Investment scams: Protect yourself!

When evaluating a proposed investment, use skepticism and knowledge about common scams to guide you in your decision.

The Securities and Exchange Commission (SEC) warns that investors must be aware that their first line of defense against telecommunications technology and other securities fraud is their own diligence and skepticism in evaluating a proposed investment – especially one not registered with the SEC.

Investopedia says that very few of the investment scams happening on the Internet today are new. Most of the swindling techniques originated long ago as telemarketing, direct mail or even door-to-door selling schemes. But the Internet adds another troubling dimension. For example, a fancy website can create the illusion of a large and reputable company, especially if it provides links to legitimate sites.

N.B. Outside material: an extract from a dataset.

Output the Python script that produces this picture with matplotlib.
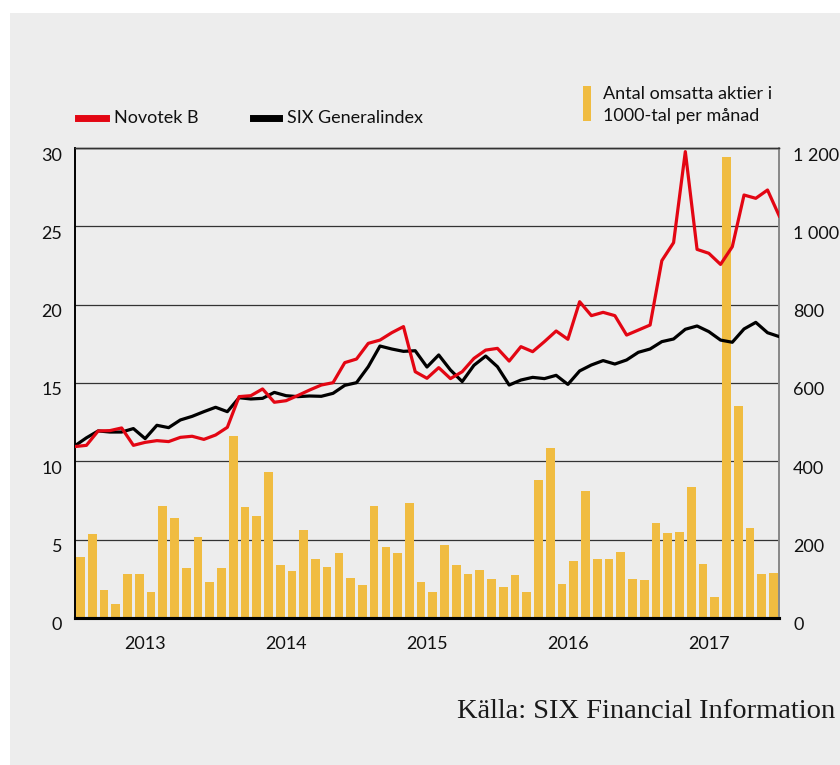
import matplotlib.pyplot as plt
from matplotlib.patches import Rectangle
from matplotlib.lines import Line2D
from matplotlib.transforms import ScaledTranslation

plt.rcParams['font.family'] = ['Lato', 'DejaVu Sans']

# monthly turnover, thousands of shares (Jan 2013 - Dec 2017)
volume = [155, 214, 71, 36, 112, 112, 67, 286, 255, 128, 206, 92,
          128, 465, 283, 260, 374, 135, 120, 225, 151, 130, 166, 102,
          84, 286, 181, 165, 293, 92, 66, 186, 134, 112, 123, 99,
          80, 110, 66, 352, 434, 87, 146, 324, 151, 150, 168, 100,
          97, 243, 217, 220, 335, 137, 54, 1176, 541, 231, 112, 115]

# month-end prices (Dec 2012 - Dec 2017)
novotek = [10.94, 11.02, 11.94, 11.96, 12.13, 11.02, 11.21, 11.32, 11.26, 11.53, 11.60, 11.40,
           11.68, 12.17, 14.13, 14.19, 14.62, 13.77, 13.87, 14.20, 14.55, 14.87, 15.02, 16.30,
           16.53, 17.53, 17.74, 18.21, 18.60, 15.72, 15.30, 15.98, 15.28, 15.72, 16.57, 17.10,
           17.21, 16.40, 17.32, 17.00, 17.64, 18.32, 17.79, 20.19, 19.30, 19.51, 19.30, 18.06,
           18.38, 18.70, 22.81, 23.96, 29.77, 23.53, 23.28, 22.57, 23.70, 27.00, 26.79, 27.32,
           25.66]
six_index = [10.98, 11.50, 11.94, 11.87, 11.87, 12.09, 11.45, 12.30, 12.15, 12.64, 12.87, 13.17,
             13.45, 13.17, 14.06, 13.98, 14.02, 14.40, 14.19, 14.13, 14.17, 14.15, 14.34, 14.85,
             15.02, 16.04, 17.36, 17.17, 17.02, 17.06, 16.02, 16.79, 15.83, 15.09, 16.13, 16.72,
             16.04, 14.87, 15.19, 15.36, 15.28, 15.49, 14.91, 15.77, 16.15, 16.43, 16.21, 16.47,
             16.96, 17.17, 17.64, 17.81, 18.43, 18.64, 18.28, 17.74, 17.60, 18.45, 18.87, 18.21,
             17.96]
years = ['2013', '2014', '2015', '2016', '2017']

fig = plt.figure(figsize=(8.4, 7.65), dpi=100)
fig.patches.append(Rectangle((10 / 840, 0), 1, 1 - 13 / 765, transform=fig.transFigure,
                             facecolor='#ededed', edgecolor='none', zorder=-10))

ax = fig.add_axes([0.0889, 0.1922, 0.8388, 0.6143])
ax.set_facecolor('none')
ax.bar([i + 0.5 for i in range(len(volume))], volume, width=0.74, color='#f0bc41', zorder=2)
ax.set_ylim(0, 1200)
ax.set_xlim(0, 60)
ax.set_yticks(range(0, 1201, 200))
ax.set_yticklabels(['0', '200', '400', '600', '800', '1 000', '1 200'])
ax.grid(axis='y', color='#333333', linewidth=0.9)
ax.set_axisbelow(True)
ax.set_xticks([6 + 12 * k for k in range(len(years))])
ax.set_xticklabels(years)

ax2 = ax.twinx()
ax2.plot(range(len(six_index)), six_index, color='black', linewidth=2.3, zorder=3)
ax2.plot(range(len(novotek)), novotek, color='#e30613', linewidth=2.3, zorder=4)
ax2.set_ylim(0, 30)
ax2.set_yticks(range(0, 31, 5))

# swap sides: volume scale on the right, price scale on the left
ax.yaxis.tick_right()
ax2.yaxis.tick_left()
ax.tick_params(length=0, labelsize=13, colors='#111111')
ax.tick_params(axis='x', pad=13)
ax.tick_params(axis='y', pad=10)
ax2.tick_params(length=0, labelsize=13, colors='#111111', pad=9)

# labels sit a little below their gridlines
down = ScaledTranslation(0, -6 / 100, fig.dpi_scale_trans)
for lbl in ax.get_yticklabels() + ax2.get_yticklabels():
    lbl.set_transform(lbl.get_transform() + down)

for a in (ax, ax2):
    a.spines['left'].set_color('black')
    a.spines['left'].set_linewidth(1.2)
    a.spines['bottom'].set_color('black')
    a.spines['bottom'].set_linewidth(2.2)
    a.spines['top'].set_color('#333333')
    a.spines['top'].set_linewidth(1.0)
    a.spines['right'].set_color('#888888')
    a.spines['right'].set_linewidth(1.2)

# legend
fig.add_artist(Line2D([78 / 840, 106 / 840], [1 - 118 / 765] * 2, color='#e30613', linewidth=5,
                      transform=fig.transFigure))
fig.text(114 / 840, 1 - 118 / 765, 'Novotek B', fontsize=13, va='center', color='#111111')
fig.add_artist(Line2D([253 / 840, 279 / 840], [1 - 118 / 765] * 2, color='black', linewidth=5,
                      transform=fig.transFigure))
fig.text(287 / 840, 1 - 118 / 765, 'SIX Generalindex', fontsize=13, va='center', color='#111111')
fig.patches.append(Rectangle((583 / 840, 1 - 121 / 765), 8 / 840, 35 / 765, transform=fig.transFigure,
                             facecolor='#f0bc41', edgecolor='none'))
fig.text(603 / 840, 1 - 94 / 765, 'Antal omsatta aktier i', fontsize=13, va='center', color='#111111')
fig.text(603 / 840, 1 - 116 / 765, '1000-tal per månad', fontsize=13, va='center', color='#111111')

fig.text(835 / 840, 1 - 712 / 765, 'Källa: SIX Financial Information', fontsize=20.5, ha='right',
         va='center', family='Liberation Serif', color='#1a1a1a')

fig.savefig('out.png', dpi=100)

According to Investopedia, the following are a few investment scams to watch out for:

Ponzi Scheme
This is a pyramid scheme where money from new investors is used to provide a return to previous investors. The scheme collapses when money owed to previous investors is greater than the money that can be raised from new ones. Ponzi schemes always collapse eventually.

Pump and Dump
A highly illegal practice where a small group of informed people buy a stock before they recommend it to thousands of investors. The result is a quick spike in stock price followed by an equally fast downfall. The perpetrators who bought the stock early sell off when the price peaks at a huge profit.

Off-shore investing
These are becoming popular scams to trap U.S. and Canadian investors. Be cautious when considering an investment opportunity originating in another country. It’s extremely difficult for your local law enforcement agencies to investigate and prosecute foreign criminals.

Prime bank
This term usually describes the top 50 banks (or thereabouts) in the world. Prime banks trade high quality and low risk instruments such as world paper, International Monetary Fund bonds and Federal Reserve notes. You should be very wary when you hear this term – it is often used by fraudsters looking to lend legitimacy to their cause.

Investment seminar
The main goal of this educational “opportunity” is to sell investment products that generate commissions for promoters, mostly annuities, real-estate investment trusts, mutual funds and reverse mortgages. That’s all perfectly legal. But protect yourself. Deal only with long-time, trusted financial advisers, never with new “friends” from a rubber-chicken sales seminar. Don’t provide financial information and don’t sign blank authorization forms.

Gold investment
Telemarketers promise consumers with assets that gold, silver, platinum and palladium bars, bullion and coins are a surefire, low-risk investment and use high-pressure sales tactics to close the deal. What consumers aren’t told is that their investment is really a credit purchase. Their money is deposited in an account and the scammers don’t actually buy any precious metals. Instead, the crooks rake off poorly disclosed fees and commissions.

Mark B. Robinson with Michigan’s Investor Education in Your Community Program says the best way to protect yourself from investment scams and fraud can be summarized with one word: registration. Is the product or investment opportunity registered with the Michigan’s Office of Financial and Insurance Regulation (OFIR)? Legitimate investment products and the representatives that sell them are all registered. You can call OFIR’s Consumer Hotline at 877-999-6442 to check out the legitimacy of any investment opportunity and the background of the individual selling it. In addition you can also file a complaint about fraud or wrongdoing involving potential violations of the securities laws with the SEC.